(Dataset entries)

--- Start ---

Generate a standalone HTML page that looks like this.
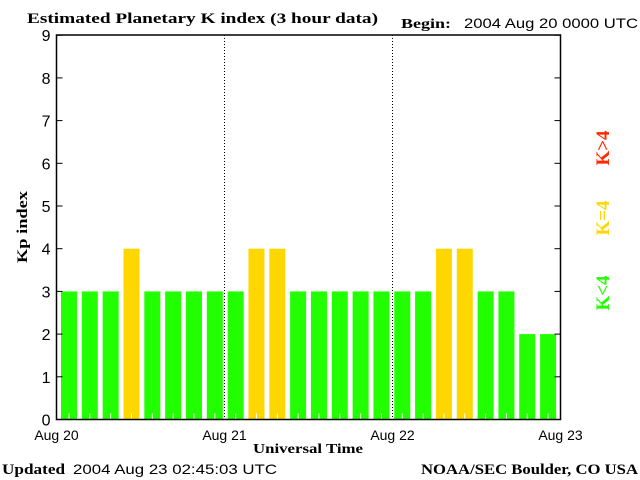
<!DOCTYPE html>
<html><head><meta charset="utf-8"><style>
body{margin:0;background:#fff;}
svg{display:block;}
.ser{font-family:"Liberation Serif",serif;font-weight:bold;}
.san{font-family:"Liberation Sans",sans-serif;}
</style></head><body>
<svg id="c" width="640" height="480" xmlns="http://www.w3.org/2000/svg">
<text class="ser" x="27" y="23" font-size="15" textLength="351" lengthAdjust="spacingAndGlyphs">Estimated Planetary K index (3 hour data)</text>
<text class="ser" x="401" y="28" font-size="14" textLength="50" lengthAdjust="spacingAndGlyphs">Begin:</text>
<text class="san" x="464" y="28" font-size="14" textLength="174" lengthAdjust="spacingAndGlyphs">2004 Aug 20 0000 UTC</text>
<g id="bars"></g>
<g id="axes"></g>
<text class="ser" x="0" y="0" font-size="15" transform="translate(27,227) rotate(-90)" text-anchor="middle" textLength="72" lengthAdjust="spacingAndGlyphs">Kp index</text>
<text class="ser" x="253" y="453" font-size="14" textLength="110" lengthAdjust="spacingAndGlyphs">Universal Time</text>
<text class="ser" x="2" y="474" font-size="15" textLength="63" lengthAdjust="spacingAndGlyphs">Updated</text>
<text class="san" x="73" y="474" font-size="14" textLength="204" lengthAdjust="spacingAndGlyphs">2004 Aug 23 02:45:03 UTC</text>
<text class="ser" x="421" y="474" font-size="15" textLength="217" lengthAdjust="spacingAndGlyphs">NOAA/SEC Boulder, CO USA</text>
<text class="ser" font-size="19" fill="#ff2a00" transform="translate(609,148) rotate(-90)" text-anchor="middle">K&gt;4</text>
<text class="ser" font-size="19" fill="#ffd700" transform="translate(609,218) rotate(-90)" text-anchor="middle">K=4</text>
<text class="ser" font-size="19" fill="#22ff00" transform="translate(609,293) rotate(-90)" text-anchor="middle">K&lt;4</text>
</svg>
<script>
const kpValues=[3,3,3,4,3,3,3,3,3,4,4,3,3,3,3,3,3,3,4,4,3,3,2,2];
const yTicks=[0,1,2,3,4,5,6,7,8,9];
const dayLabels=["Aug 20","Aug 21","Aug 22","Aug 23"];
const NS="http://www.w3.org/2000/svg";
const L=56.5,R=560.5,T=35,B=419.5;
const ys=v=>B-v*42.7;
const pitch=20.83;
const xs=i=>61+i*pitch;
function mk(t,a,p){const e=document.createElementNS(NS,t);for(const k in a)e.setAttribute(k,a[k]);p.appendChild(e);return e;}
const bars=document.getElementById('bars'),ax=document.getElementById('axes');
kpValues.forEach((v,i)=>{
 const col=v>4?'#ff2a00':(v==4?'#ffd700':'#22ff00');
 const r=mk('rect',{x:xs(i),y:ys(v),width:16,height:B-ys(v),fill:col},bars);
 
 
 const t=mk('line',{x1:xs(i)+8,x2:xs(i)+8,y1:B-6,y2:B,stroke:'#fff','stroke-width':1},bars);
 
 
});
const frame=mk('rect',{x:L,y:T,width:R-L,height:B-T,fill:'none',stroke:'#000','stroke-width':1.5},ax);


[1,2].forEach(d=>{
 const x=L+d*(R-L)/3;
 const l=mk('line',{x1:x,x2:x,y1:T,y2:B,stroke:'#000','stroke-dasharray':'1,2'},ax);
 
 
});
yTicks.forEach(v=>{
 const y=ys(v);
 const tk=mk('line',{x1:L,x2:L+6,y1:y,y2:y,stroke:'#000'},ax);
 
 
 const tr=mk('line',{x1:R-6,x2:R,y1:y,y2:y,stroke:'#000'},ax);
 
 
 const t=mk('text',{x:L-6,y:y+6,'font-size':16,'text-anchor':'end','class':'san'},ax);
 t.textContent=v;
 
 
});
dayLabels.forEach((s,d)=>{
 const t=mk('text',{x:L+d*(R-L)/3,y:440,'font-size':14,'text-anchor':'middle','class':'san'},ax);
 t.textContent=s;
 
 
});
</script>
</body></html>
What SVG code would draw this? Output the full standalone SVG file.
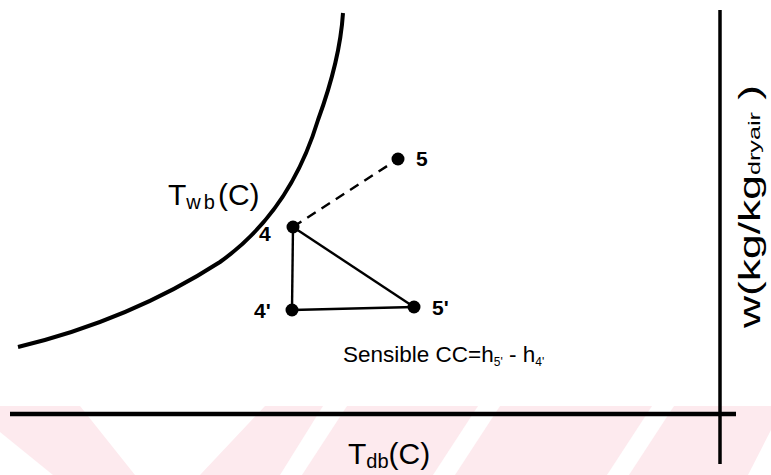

--- End ---

Exercise goal
Output each line exactly; omit every picture.

Exercise solution
Generate a standalone HTML page that looks like this.
<!DOCTYPE html>
<html><head><meta charset="utf-8"><style>
body{margin:0;background:#fff;}
svg{display:block;}
.ser{font-family:"Liberation Serif",serif;font-weight:bold;}
.san{font-family:"Liberation Sans",sans-serif;}
</style></head><body>
<svg id="c" width="640" height="480" xmlns="http://www.w3.org/2000/svg">
<text class="ser" x="27" y="23" font-size="15" textLength="351" lengthAdjust="spacingAndGlyphs">Estimated Planetary K index (3 hour data)</text>
<text class="ser" x="401" y="28" font-size="14" textLength="50" lengthAdjust="spacingAndGlyphs">Begin:</text>
<text class="san" x="464" y="28" font-size="14" textLength="174" lengthAdjust="spacingAndGlyphs">2004 Aug 20 0000 UTC</text>
<g id="bars"></g>
<g id="axes"></g>
<text class="ser" x="0" y="0" font-size="15" transform="translate(27,227) rotate(-90)" text-anchor="middle" textLength="72" lengthAdjust="spacingAndGlyphs">Kp index</text>
<text class="ser" x="253" y="453" font-size="14" textLength="110" lengthAdjust="spacingAndGlyphs">Universal Time</text>
<text class="ser" x="2" y="474" font-size="15" textLength="63" lengthAdjust="spacingAndGlyphs">Updated</text>
<text class="san" x="73" y="474" font-size="14" textLength="204" lengthAdjust="spacingAndGlyphs">2004 Aug 23 02:45:03 UTC</text>
<text class="ser" x="421" y="474" font-size="15" textLength="217" lengthAdjust="spacingAndGlyphs">NOAA/SEC Boulder, CO USA</text>
<text class="ser" font-size="19" fill="#ff2a00" transform="translate(609,148) rotate(-90)" text-anchor="middle">K&gt;4</text>
<text class="ser" font-size="19" fill="#ffd700" transform="translate(609,218) rotate(-90)" text-anchor="middle">K=4</text>
<text class="ser" font-size="19" fill="#22ff00" transform="translate(609,293) rotate(-90)" text-anchor="middle">K&lt;4</text>
</svg>
<script>
const kpValues=[3,3,3,4,3,3,3,3,3,4,4,3,3,3,3,3,3,3,4,4,3,3,2,2];
const yTicks=[0,1,2,3,4,5,6,7,8,9];
const dayLabels=["Aug 20","Aug 21","Aug 22","Aug 23"];
const NS="http://www.w3.org/2000/svg";
const L=56.5,R=560.5,T=35,B=419.5;
const ys=v=>B-v*42.7;
const pitch=20.83;
const xs=i=>61+i*pitch;
function mk(t,a,p){const e=document.createElementNS(NS,t);for(const k in a)e.setAttribute(k,a[k]);p.appendChild(e);return e;}
const bars=document.getElementById('bars'),ax=document.getElementById('axes');
kpValues.forEach((v,i)=>{
 const col=v>4?'#ff2a00':(v==4?'#ffd700':'#22ff00');
 const r=mk('rect',{x:xs(i),y:ys(v),width:16,height:B-ys(v),fill:col},bars);
 
 
 const t=mk('line',{x1:xs(i)+8,x2:xs(i)+8,y1:B-6,y2:B,stroke:'#fff','stroke-width':1},bars);
 
 
});
const frame=mk('rect',{x:L,y:T,width:R-L,height:B-T,fill:'none',stroke:'#000','stroke-width':1.5},ax);


[1,2].forEach(d=>{
 const x=L+d*(R-L)/3;
 const l=mk('line',{x1:x,x2:x,y1:T,y2:B,stroke:'#000','stroke-dasharray':'1,2'},ax);
 
 
});
yTicks.forEach(v=>{
 const y=ys(v);
 const tk=mk('line',{x1:L,x2:L+6,y1:y,y2:y,stroke:'#000'},ax);
 
 
 const tr=mk('line',{x1:R-6,x2:R,y1:y,y2:y,stroke:'#000'},ax);
 
 
 const t=mk('text',{x:L-6,y:y+6,'font-size':16,'text-anchor':'end','class':'san'},ax);
 t.textContent=v;
 
 
});
dayLabels.forEach((s,d)=>{
 const t=mk('text',{x:L+d*(R-L)/3,y:440,'font-size':14,'text-anchor':'middle','class':'san'},ax);
 t.textContent=s;
 
 
});
</script>
</body></html>
What SVG code would draw this? Output the full standalone SVG file.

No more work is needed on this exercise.